We undertake to release the securities to which we are entitled in accordance with the above conditions at our discretion at the request of the customer to the extent that their value exceeds the claims to be secured by more than 20%.
The customer must inform us immediately of any enforcement measures by third parties against the goods subject to retention of title or the claims assigned in advance, handing over the documents necessary for an intervention.
The customer shall insure the reserved goods against the usual risks such as fire, theft and water to the customary extent. The customer hereby assigns to us his claims for compensation to which he is entitled from damages of the above-mentioned kind against insurance companies or other parties liable for compensation in the amount of the invoice value of the reserved goods.
VIII. Approval by the building authorities
It is the sole responsibility of the client to ensure that any necessary permits (e.g. building permits, permits from the gas or electricity company) are obtained.
IX. Place of performance, place of jurisdiction and applicable law
The place of performance for both parties is the location of our registered office (invalid for consumers).

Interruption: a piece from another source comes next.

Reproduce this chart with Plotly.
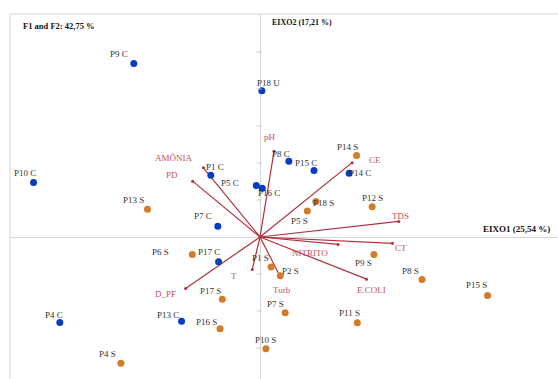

The place of jurisdiction is Munich, provided that the client is a merchant. We are also entitled to take legal action against the client at his general place of jurisdiction.

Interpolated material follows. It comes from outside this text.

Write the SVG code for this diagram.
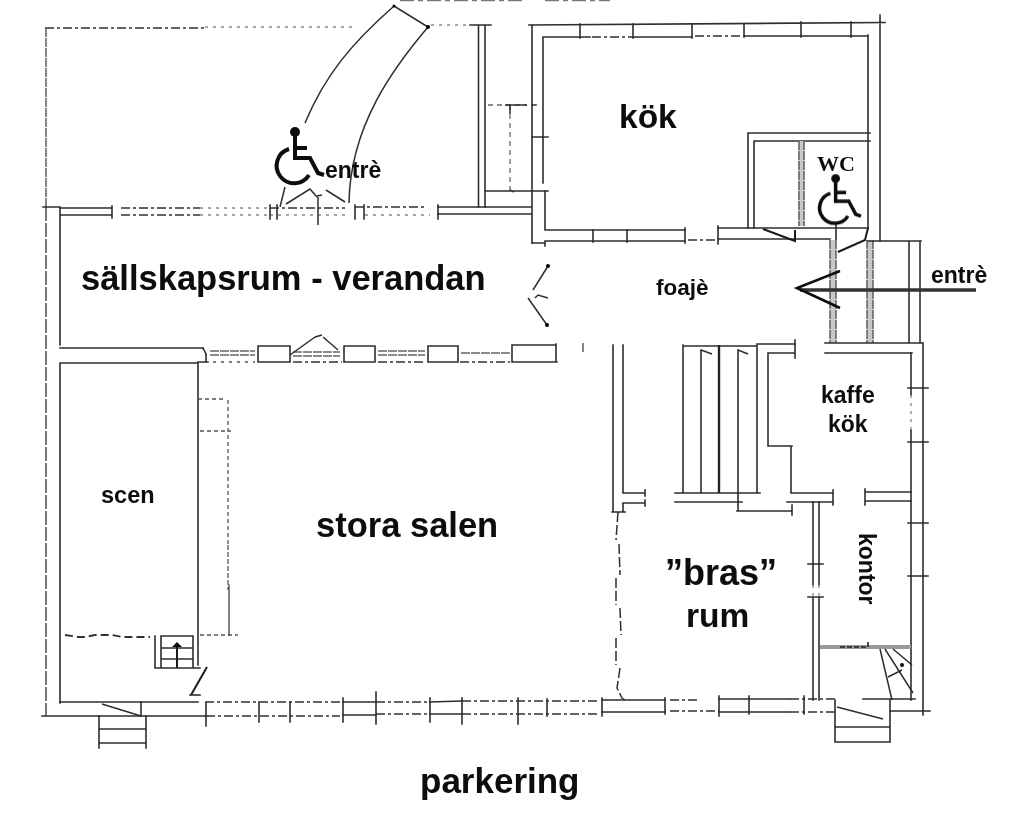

The legal relationship between us and the client shall be governed exclusively by German law. The application of the UN Convention on Contracts for the International Sale of Goods (CISG) is expressly excluded.
X. Partial Invalidity
Should individual provisions of these Terms and Conditions of Sale be or become invalid, this shall not affect the validity of the remaining provisions. The invalid provision shall be replaced by a legally permissible provision which corresponds or comes closest to the intended economic purpose.